Polska planuje kupić od Stanów Zjednoczonych prawie 500 wieloprowadnicowych wyrzutni rakietowych dalekiego zasięgu HIMARS, wraz amunicją, sprzętem pomocniczym, częściami zamiennymi i pakietem ćwiczebnym. Na wstępne zapytanie ofertowe polskiego MON-u dotyczące kupna tak dużej liczby wyrzutni, producent – firma Lockheed Martin – poinformował, że na początku może zaoferować ok. 200 wyrzutni.

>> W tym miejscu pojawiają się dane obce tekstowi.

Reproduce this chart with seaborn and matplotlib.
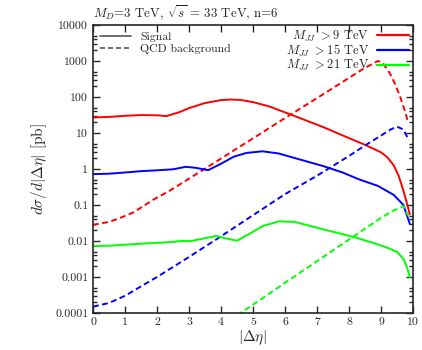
import pandas as pd
import matplotlib.pyplot as plt
from matplotlib.lines import Line2D
from matplotlib.ticker import LogLocator, FixedLocator, NullFormatter
import seaborn as sns

# values (dsigma/d|deta| in pb)
sig9_x = [0, 0.5, 1, 1.5, 2, 2.3, 2.7, 3.0, 3.5, 4.0, 4.3, 4.6, 5.0, 5.5, 6.2, 7.2, 8.0, 8.5, 9.0, 9.2, 9.4, 9.55, 9.7, 9.8, 9.9]
sig9_y = [27, 28, 30, 31.5, 31, 29.5, 38, 49, 68, 82, 85, 83, 72, 55, 32, 14.5, 7.2, 4.7, 2.9, 2.1, 1.25, 0.65, 0.25, 0.12, 0.055]
qcd9_x = [0, 0.5, 0.8, 1.26, 1.88, 2.4, 3, 4, 5, 6, 7, 8, 8.5, 8.7, 8.9, 9.05, 9.28, 9.45, 9.6, 9.75, 9.85]
qcd9_y = [0.028, 0.034, 0.042, 0.062, 0.14, 0.25, 0.54, 1.95, 7.1, 26, 93, 340, 650, 800, 1000, 900, 450, 220, 100, 40, 19]

sig15_x = [0, 0.5, 1, 1.5, 2, 2.5, 2.9, 3.2, 3.6, 4.0, 4.4, 4.8, 5.3, 5.8, 6.5, 7.2, 7.8, 8.3, 8.9, 9.4, 9.7, 9.9]
sig15_y = [0.72, 0.74, 0.80, 0.87, 0.92, 0.98, 1.15, 1.08, 0.93, 1.4, 2.2, 2.8, 3.1, 2.7, 1.8, 1.2, 0.8, 0.52, 0.34, 0.19, 0.1, 0.03]
qcd15_x = [0, 0.5, 1, 1.5, 2, 3, 4, 5, 6, 7, 8, 8.5, 9, 9.3, 9.5, 9.7, 9.87]
qcd15_y = [1.5e-4, 1.9e-4, 3.0e-4, 5.5e-4, 1.0e-3, 3.6e-3, 0.0135, 0.052, 0.2, 0.65, 2.3, 4.5, 8.5, 12.5, 15, 12.5, 6.3]

sig21_x = [0, 0.5, 1, 1.5, 2, 2.5, 2.8, 3.05, 3.4, 3.85, 4.15, 4.5, 4.9, 5.3, 5.8, 6.3, 6.8, 7.2, 7.8, 8.3, 8.8, 9.2, 9.5, 9.7, 9.8, 9.9]
sig21_y = [0.0072, 0.0074, 0.0079, 0.0084, 0.0089, 0.0094, 0.0101, 0.0099, 0.0115, 0.0138, 0.0118, 0.0102, 0.016, 0.026, 0.035, 0.034, 0.026, 0.021, 0.0155, 0.0118, 0.0086, 0.0065, 0.005, 0.0032, 0.002, 0.001]
qcd21_x = [4.5, 5, 6, 7, 8, 9, 9.4, 9.7, 9.85]
qcd21_y = [8.7e-5, 1.7e-4, 6.9e-4, 2.75e-3, 0.011, 0.044, 0.071, 0.093, 0.05]

cuts = [r'$M_{JJ}$ ${>}$9 TeV', r'$M_{JJ}$ ${>}$15 TeV', r'$M_{JJ}$ ${>}$21 TeV']
colors = ['#ff0000', '#0000ff', '#00ff00']

frames = []
for cut, (sx, sy, qx, qy) in zip(cuts, [(sig9_x, sig9_y, qcd9_x, qcd9_y),
                                        (sig15_x, sig15_y, qcd15_x, qcd15_y),
                                        (sig21_x, sig21_y, qcd21_x, qcd21_y)]):
    frames.append(pd.DataFrame({'eta': sx, 'xsec': sy, 'cut': cut, 'kind': 'Signal'}))
    frames.append(pd.DataFrame({'eta': qx, 'xsec': qy, 'cut': cut, 'kind': 'QCD background'}))
df = pd.concat(frames, ignore_index=True)

sns.set_style("ticks")
plt.rcParams['font.family'] = ['cmr10', 'DejaVu Serif']
plt.rcParams['mathtext.fontset'] = 'cm'
plt.rcParams['axes.formatter.use_mathtext'] = True

fig = plt.figure(figsize=(4.22, 3.5), dpi=100)
ax = fig.add_axes([0.2204, 0.1057, 0.7583, 0.8229])

sns.lineplot(data=df, x='eta', y='xsec', hue='cut', style='kind', units='cut',
             estimator=None, sort=False, palette=dict(zip(cuts, colors)),
             dashes={'Signal': '', 'QCD background': (3, 1.8)},
             linewidth=1.4, legend=False, ax=ax)

ax.set_yscale('log')
ax.set_xlim(0, 10)
ax.set_ylim(1e-4, 1e4)
yt = [1e-4, 1e-3, 1e-2, 1e-1, 1, 10, 100, 1000, 10000]
ax.yaxis.set_major_locator(FixedLocator(yt))
ax.set_yticklabels(['0.0001', '0.001', '0.01', '0.1', '1', '10', '100', '1000', '10000'])
ax.yaxis.set_minor_locator(LogLocator(base=10, subs=[2, 3, 4, 5], numticks=20))
ax.yaxis.set_minor_formatter(NullFormatter())
ax.set_xticks(range(11))
ax.set_xticklabels([str(i) for i in range(11)])
ax.tick_params(which='both', direction='in', top=True, right=True, labelsize=8.5, width=1)
ax.tick_params(which='major', length=5)
ax.tick_params(which='minor', length=3)
for s in ax.spines.values():
    s.set_linewidth(1.2)

ax.set_xlabel(r'$|\Delta\eta|$', fontsize=11, labelpad=1)
ax.set_ylabel(r'$d\sigma/d|\Delta\eta|$ [pb]', fontsize=11, labelpad=4)
fig.text(0.2204, 0.95, r'$M_D$=3 TeV, $\sqrt{s}$ = 33 TeV, n=6', fontsize=9.3)

h1 = [Line2D([], [], color='#555555', lw=1.2),
      Line2D([], [], color='#555555', lw=1.2, dashes=(3, 1.8))]
leg1 = ax.legend(h1, ['Signal', 'QCD background'], loc='upper left', frameon=False,
                 fontsize=8.5, handlelength=2.6, labelspacing=0.15,
                 borderaxespad=0.2, handletextpad=0.8)
ax.add_artist(leg1)
h2 = [Line2D([], [], color=c, lw=1.6) for c in colors]
ax.legend(h2, cuts, loc='upper right', bbox_to_anchor=(1.0, 1.0), frameon=False,
          fontsize=9, markerfirst=False, handlelength=2.6, labelspacing=-0.08,
          borderaxespad=0.0, borderpad=0.3, handletextpad=0.6)

fig.savefig('out.png', dpi=100)
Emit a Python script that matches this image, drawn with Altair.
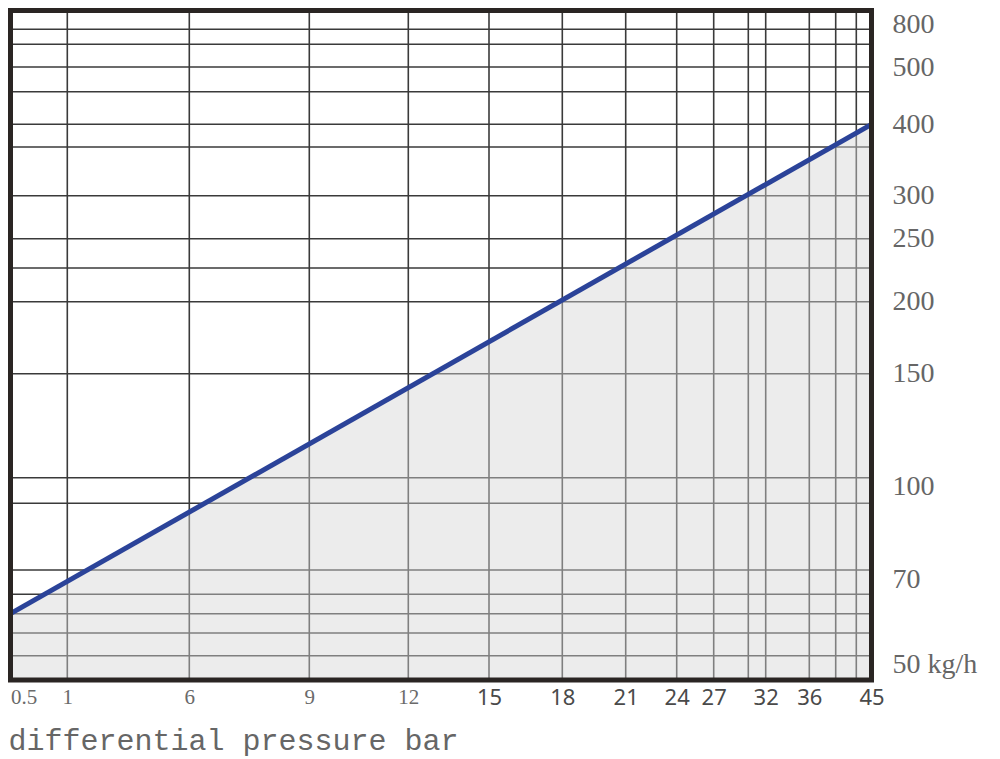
import altair as alt
import pandas as pd

# ---- data ----
x_labels = [0.5, 1, 6, 9, 12, 15, 18, 21, 24, 27, 32, 36, 45]
x_grid = [1, 6, 9, 12, 15, 18, 21, 24, 27, 30, 32, 36, 40, 42]
y_labels = [50, 70, 100, 150, 200, 250, 300, 400, 500, 800]
y_grid = [50, 55, 60, 65, 70, 90, 100, 150, 200, 225, 250, 300, 350, 400, 450, 500, 600, 700]
pressure = [0.5, 45]
flow = [60, 400]
flow_floor = [45, 45]

# ---- irregular (piecewise) chart scales ----
x_dom = [0.5, 1, 6, 9, 12, 15, 18, 21, 24, 27, 30, 32, 36, 40, 42, 45]
x_rng = [2.5, 59.3, 181.3, 301.3, 400.3, 481, 554.3, 617.7, 668.7, 705.7,
         740.3, 757.7, 801.3, 827.7, 848.3, 863.5]
y_dom = [45, 50, 55, 60, 65, 70, 90, 100, 150, 200, 225, 250, 300, 350, 400,
         450, 500, 600, 700, 800]
y_rng = [672, 647.7, 625, 605.7, 586.3, 562, 495.3, 469.7, 365.7, 293.7, 260,
         230.7, 187.7, 139, 116.3, 83.7, 59, 36.3, 21.3, 2.5]

xs = alt.Scale(domain=x_dom, range=x_rng, nice=False, zero=False)
ys = alt.Scale(domain=y_dom, range=y_rng, nice=False, zero=False)

curve = pd.DataFrame({"x": pressure, "y": flow, "b": flow_floor})
vgrid = pd.DataFrame({"x": x_grid})
hgrid = pd.DataFrame({"y": y_grid})
one = pd.DataFrame({"k": [0]})

GRID = "#3a3a3a"

x_axis = alt.Axis(
    values=x_labels, format=".1~f", grid=False, ticks=False, tickSize=0, domain=False,
    labelFlush=False, labelOverlap=False, labelPadding=14,
    labelBaseline="middle",
    labelAlign={"condition": {"test": "datum.value < 0.8", "value": "left"}, "value": "center"},
    labelFont={"condition": {"test": "datum.value < 13", "value": "Liberation Serif"}, "value": "Noto Sans"},
    labelFontSize={"condition": {"test": "datum.value < 13", "value": 21}, "value": 22},
    labelColor={"condition": {"test": "datum.value < 13", "value": "#6a6a6a"}, "value": "#4a4a4a"},
    title="differential pressure bar", titleFont="Liberation Mono",
    titleFontSize=30, titleFontWeight="normal", titleColor="#666666",
    titleAnchor="start", titleAlign="left", titleX=0, titleY=66,
    titleBaseline="alphabetic",
)

y_axis = alt.Axis(
    orient="right", values=y_labels, grid=False, ticks=False, tickSize=0,
    domain=False, labelPadding=18, labelAlign="left", labelBaseline="middle",
    labelFont="Liberation Serif", labelFontSize=28, labelColor="#666666",
    labelOverlap=False, labelBound=False, labelFlush=False,
    labelOffset={"condition": [
        {"test": "datum.value >= 800", "value": 14},
        {"test": "datum.value <= 100", "value": 9},
    ], "value": 0},
    labelExpr="datum.value == 50 ? '50  kg/h' : datum.label",
    title=None,
)

vlines = alt.Chart(vgrid).mark_rule(color=GRID, strokeWidth=1.6).encode(
    x=alt.X("x:Q", scale=xs, axis=x_axis),
    y=alt.value(2.5), y2=alt.value(672),
)
hlines = alt.Chart(hgrid).mark_rule(color=GRID, strokeWidth=1.6).encode(
    y=alt.Y("y:Q", scale=ys, axis=y_axis),
    x=alt.value(2.5), x2=alt.value(863.5),
)

area = alt.Chart(curve).mark_area(color="#d4d4d4", opacity=0.45).encode(
    x=alt.X("x:Q", scale=xs, axis=x_axis),
    y=alt.Y("y:Q", scale=ys, axis=y_axis, stack=False),
    y2=alt.Y2("b:Q"),
)

line = alt.Chart(curve).mark_line(color="#2b4399", strokeWidth=5).encode(
    x=alt.X("x:Q", scale=xs, axis=x_axis),
    y=alt.Y("y:Q", scale=ys, axis=y_axis),
)

border = alt.Chart(one).mark_rect(filled=False, stroke="#2a2523", strokeWidth=5).encode(
    x=alt.value(2.5), x2=alt.value(863.5), y=alt.value(2.5), y2=alt.value(672),
)

chart = alt.layer(vlines, hlines, area, line, border).properties(
    width=866, height=675,
    autosize=alt.AutoSizeParams(type="none"),
    padding={"left": 0, "top": 0, "right": 118, "bottom": 75},
).configure_view(strokeWidth=0)

chart.save("out.html", embed_options={"renderer": "svg", "actions": False})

Do tej pory w sumie na potrzeby USA i wszystkich nabywców HIMARS-ów nie wyprodukowano ich tyle, ile chce zamówić Polska.
Ponieważ producent HIMARS-ów nie jest w stanie w krótkim czasie zapewnić tak wielkiej liczby wyrzutni tylko dla Polski, w związku z tym MON zdecydował się na dodatkowy zakup 218 koreańskich wyrzutni K239 Chunmoo.
HIMARS – M142 High Mobility Artillery Rocket System (system artylerii rakietowej wysokiej mobilności) to, lekka wieloprowadnicowa wyrzutnia rakiet zamontowana na podwoziu opancerzonej ciężarówki Oshkosh M1140. Opracowano ją pod koniec lat 90. XX wieku dla armii Stanów Zjednoczonych.